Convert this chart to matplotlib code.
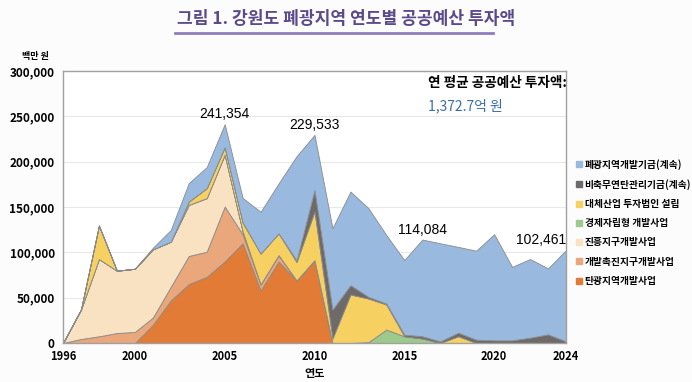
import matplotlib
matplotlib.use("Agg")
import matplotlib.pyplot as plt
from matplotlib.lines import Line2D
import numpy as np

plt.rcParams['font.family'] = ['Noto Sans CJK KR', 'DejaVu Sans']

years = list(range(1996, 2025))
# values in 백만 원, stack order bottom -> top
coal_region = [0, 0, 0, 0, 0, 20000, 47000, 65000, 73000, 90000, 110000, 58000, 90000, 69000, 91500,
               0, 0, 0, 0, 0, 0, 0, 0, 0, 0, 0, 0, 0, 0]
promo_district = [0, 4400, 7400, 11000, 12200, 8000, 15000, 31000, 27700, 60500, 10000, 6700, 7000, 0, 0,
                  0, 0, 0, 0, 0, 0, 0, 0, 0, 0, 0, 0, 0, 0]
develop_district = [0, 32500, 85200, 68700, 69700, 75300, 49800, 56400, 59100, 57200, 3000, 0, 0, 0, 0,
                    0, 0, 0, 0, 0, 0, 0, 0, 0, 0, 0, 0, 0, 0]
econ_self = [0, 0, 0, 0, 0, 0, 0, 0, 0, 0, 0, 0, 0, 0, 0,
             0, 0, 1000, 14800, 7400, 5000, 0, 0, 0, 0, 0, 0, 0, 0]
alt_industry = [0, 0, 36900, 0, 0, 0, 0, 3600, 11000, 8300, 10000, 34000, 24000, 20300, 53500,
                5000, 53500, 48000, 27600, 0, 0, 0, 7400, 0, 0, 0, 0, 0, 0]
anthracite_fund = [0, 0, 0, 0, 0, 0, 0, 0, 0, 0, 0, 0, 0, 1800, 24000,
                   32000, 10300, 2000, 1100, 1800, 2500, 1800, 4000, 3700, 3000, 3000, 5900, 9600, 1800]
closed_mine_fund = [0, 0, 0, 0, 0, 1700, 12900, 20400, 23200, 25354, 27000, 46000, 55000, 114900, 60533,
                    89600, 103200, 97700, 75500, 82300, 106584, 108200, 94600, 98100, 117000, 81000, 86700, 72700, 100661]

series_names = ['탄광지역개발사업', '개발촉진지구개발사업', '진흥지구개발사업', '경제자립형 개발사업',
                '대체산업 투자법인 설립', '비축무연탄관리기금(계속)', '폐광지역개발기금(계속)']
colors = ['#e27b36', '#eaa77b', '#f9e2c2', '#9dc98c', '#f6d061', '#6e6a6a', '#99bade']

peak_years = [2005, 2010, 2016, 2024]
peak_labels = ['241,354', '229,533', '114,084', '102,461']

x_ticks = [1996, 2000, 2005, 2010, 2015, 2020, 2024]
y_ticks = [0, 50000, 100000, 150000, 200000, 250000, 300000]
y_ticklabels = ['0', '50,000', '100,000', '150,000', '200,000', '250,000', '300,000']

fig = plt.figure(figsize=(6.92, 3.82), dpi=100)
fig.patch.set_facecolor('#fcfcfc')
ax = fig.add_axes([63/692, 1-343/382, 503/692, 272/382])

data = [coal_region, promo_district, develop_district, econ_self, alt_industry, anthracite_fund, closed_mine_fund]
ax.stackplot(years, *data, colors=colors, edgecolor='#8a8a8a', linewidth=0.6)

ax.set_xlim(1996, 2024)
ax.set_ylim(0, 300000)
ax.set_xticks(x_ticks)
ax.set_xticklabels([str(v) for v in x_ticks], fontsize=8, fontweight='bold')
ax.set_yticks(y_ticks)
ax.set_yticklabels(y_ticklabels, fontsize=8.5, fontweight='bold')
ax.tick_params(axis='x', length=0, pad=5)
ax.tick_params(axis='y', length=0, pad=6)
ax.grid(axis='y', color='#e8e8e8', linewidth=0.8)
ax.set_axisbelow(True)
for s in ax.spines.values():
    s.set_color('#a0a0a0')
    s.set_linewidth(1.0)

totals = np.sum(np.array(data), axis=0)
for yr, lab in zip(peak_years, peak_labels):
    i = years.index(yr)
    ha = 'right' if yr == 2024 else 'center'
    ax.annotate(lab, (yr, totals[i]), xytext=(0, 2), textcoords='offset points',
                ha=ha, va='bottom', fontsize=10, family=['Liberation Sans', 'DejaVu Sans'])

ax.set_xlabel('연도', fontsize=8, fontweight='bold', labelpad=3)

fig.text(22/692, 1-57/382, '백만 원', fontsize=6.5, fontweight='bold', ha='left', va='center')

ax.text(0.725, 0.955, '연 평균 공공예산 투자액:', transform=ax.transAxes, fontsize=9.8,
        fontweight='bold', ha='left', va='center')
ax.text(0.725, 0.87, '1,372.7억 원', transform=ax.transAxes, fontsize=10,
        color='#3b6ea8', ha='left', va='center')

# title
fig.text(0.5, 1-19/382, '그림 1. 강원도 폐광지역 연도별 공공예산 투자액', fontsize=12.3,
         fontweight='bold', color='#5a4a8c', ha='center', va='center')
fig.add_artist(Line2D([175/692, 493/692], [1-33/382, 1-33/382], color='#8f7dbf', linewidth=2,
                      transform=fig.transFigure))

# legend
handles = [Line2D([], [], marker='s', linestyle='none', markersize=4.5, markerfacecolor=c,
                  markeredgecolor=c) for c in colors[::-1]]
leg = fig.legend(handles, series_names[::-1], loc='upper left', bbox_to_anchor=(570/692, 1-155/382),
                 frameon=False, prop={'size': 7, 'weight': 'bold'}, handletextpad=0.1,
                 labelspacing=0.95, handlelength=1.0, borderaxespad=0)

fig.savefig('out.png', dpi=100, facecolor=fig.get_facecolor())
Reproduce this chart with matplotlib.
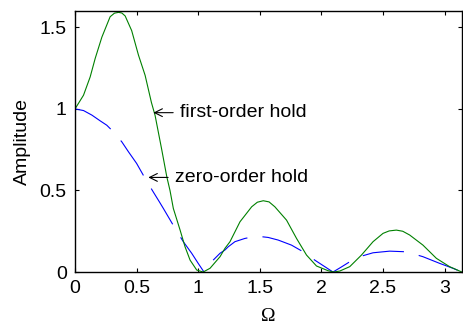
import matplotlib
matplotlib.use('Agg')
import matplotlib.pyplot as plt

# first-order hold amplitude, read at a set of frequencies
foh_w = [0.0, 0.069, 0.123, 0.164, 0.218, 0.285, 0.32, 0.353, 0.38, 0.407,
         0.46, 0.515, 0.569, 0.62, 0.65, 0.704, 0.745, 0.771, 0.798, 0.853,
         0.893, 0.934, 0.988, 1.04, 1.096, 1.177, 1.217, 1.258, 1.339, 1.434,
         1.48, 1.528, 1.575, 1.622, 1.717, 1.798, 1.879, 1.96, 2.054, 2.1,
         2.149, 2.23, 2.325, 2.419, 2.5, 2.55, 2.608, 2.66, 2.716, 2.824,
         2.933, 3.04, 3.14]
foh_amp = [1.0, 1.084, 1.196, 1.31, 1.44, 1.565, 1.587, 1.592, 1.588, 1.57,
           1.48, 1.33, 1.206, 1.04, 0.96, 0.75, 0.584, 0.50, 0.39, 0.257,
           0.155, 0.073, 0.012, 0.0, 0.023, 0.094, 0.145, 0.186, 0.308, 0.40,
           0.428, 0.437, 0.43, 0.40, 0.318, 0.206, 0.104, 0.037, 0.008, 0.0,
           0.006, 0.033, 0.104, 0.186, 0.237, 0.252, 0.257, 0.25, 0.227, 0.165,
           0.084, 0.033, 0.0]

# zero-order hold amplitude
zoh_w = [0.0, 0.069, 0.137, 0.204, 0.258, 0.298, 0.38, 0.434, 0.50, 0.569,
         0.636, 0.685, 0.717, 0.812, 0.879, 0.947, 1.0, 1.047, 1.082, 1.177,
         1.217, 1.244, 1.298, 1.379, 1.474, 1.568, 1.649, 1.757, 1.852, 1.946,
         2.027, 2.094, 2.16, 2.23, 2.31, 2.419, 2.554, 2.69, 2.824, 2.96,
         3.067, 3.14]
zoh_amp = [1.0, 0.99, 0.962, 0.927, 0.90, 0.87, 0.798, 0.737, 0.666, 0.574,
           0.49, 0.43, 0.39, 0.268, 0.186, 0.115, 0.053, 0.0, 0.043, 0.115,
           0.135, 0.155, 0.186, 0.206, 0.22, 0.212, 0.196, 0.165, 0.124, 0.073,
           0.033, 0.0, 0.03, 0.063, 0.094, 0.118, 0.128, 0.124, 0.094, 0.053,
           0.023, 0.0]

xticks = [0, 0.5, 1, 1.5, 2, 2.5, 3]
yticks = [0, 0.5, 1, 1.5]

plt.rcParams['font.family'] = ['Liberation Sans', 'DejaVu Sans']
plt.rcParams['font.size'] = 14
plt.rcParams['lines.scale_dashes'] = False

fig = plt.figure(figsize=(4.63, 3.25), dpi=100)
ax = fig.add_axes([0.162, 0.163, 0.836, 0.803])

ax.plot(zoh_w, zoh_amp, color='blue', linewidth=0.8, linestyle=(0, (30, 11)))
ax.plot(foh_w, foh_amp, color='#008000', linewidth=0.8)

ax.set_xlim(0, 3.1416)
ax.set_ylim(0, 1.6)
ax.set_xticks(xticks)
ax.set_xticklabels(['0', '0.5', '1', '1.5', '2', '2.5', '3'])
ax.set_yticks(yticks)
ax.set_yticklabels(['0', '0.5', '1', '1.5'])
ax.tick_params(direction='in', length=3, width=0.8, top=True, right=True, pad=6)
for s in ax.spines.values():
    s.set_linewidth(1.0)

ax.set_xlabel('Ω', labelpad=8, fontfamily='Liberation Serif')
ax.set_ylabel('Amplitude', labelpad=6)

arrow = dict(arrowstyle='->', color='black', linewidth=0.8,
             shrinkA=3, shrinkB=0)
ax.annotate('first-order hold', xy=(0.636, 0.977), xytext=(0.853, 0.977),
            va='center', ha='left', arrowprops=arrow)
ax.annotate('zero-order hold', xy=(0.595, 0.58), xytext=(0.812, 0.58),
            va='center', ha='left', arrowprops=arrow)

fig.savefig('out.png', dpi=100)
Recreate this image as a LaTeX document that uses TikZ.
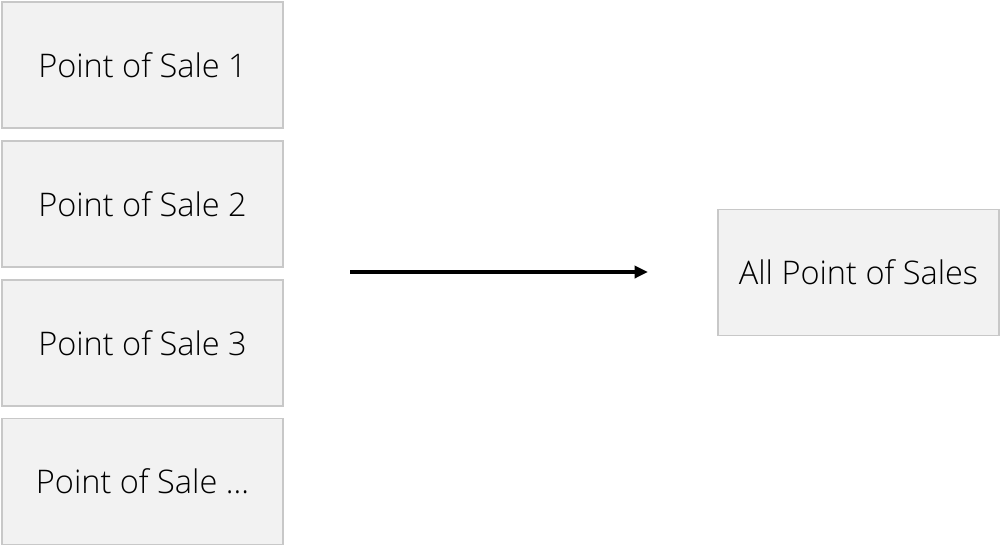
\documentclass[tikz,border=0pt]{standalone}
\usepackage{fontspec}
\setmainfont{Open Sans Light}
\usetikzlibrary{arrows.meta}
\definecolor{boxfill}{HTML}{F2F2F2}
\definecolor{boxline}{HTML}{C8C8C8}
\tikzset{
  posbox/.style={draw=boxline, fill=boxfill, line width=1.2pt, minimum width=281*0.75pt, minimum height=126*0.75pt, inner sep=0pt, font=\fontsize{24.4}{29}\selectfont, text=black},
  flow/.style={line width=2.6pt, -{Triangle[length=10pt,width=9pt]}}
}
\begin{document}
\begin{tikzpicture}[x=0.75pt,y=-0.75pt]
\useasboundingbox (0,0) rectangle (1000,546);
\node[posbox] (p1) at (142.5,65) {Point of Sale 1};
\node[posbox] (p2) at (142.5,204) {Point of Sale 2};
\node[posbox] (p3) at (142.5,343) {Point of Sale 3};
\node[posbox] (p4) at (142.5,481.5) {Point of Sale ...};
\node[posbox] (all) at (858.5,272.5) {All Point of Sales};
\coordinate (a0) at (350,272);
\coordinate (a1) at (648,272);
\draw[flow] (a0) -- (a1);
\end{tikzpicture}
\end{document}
******
### Exercise requirements:
Copy out every line from the material above in which the word "this" appears.

### Complete output:
Convert this chart to matplotlib code.
Reproduce this chart with matplotlib.
Recreate this image as a LaTeX document that uses TikZ.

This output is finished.